The law might appear complex but at its heart this regime is straightforward. It asks that you satisfy yourself that you know who your client is and why they are doing business with you, and that if you can’t satisfy yourself of that, to make some reasonable inquiries. If you’re still suspicious then report that suspicion to us. 

The information generated from these Suspicious Matter Reports plays a crucial role in identifying potential illegal activity and assists in the detection and prevention of the flow of illegal funds through our financial system. High-quality, accurate and timely reports give us the best chance to detect, deter and disrupt criminal and terrorist activity.

These reports help inform financial intelligence products that help build a clearer picture of criminal activity, rather than looking at transactions in isolation. Where appropriate, this intelligence is shared with law enforcement and other partner agencies to support investigations and disruption activities.

For many firms, elements of this will already be familiar. What changes is consistency, documentation and regulatory accountability. A central feature of the regime is proportionality.

Most legal clients will be low risk. In those cases, this regime requires minimal effort, what we call simplified due diligence.

Where risk is higher, more oversight is required, 

We do not expect lawyers to act as investigators. We do not expect you to stop transactions. We expect you to apply professional judgement, identify red flags, and report suspicions to us.

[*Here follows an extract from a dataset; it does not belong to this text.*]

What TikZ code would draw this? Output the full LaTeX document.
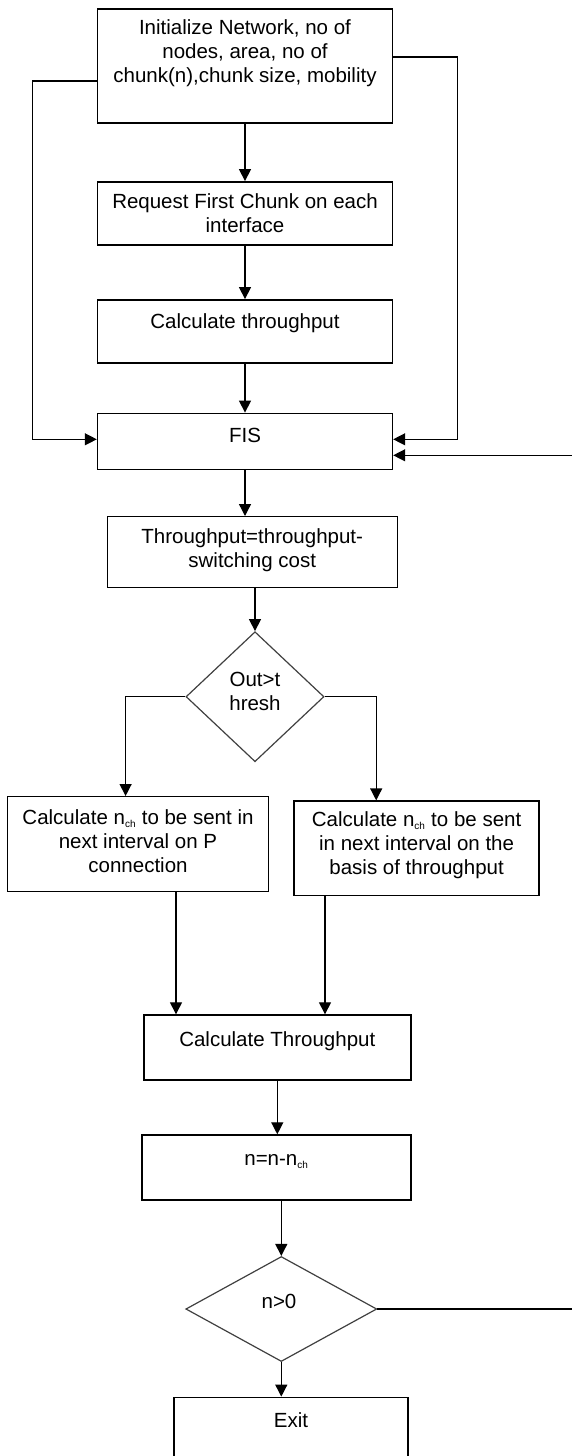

We are also conscious of duplication. The law allows reliance arrangements so that verified information can be shared between businesses involved in the same transaction.

We recognise that these obligations are new for the legal profession.

Our regulatory approach is outcomes‑focused, risk‑based and collaborative.

We are committed to working with industry, through peak representative bodies and we have worked very closely with the NSW Law Society, to build understanding and capability, supported by ongoing education and engagement and I think them very much for their strong engagement.

We do not expect perfection from day one. We do expect genuine effort to comply with the law and engagement with the regime.

We have developed sector‑specific starter kits, guidance materials, webinars and practical tools to support compliance. We have increased the capacity of our contact centre so that when you need help, it is available.

After July, our focus will be on entities that fail to enrol, fail to engage, or are wilfully blind or complicit in money laundering.

Money laundering enables harm at scale.

It funds exploitation, distorts markets, and undermines trust in institutions, including the legal profession.

The reforms you are preparing for are not about burden for burden’s sake. They are about protecting the integrity of the system you serve.

The legal profession has always played a central role in upholding the rule of law. These reforms recognise that role and rely on it.

AUSTRAC is committed to working with you as partners in that task.

Together, disrupt money laundering, terrorism financing and other serious crime. Thank you.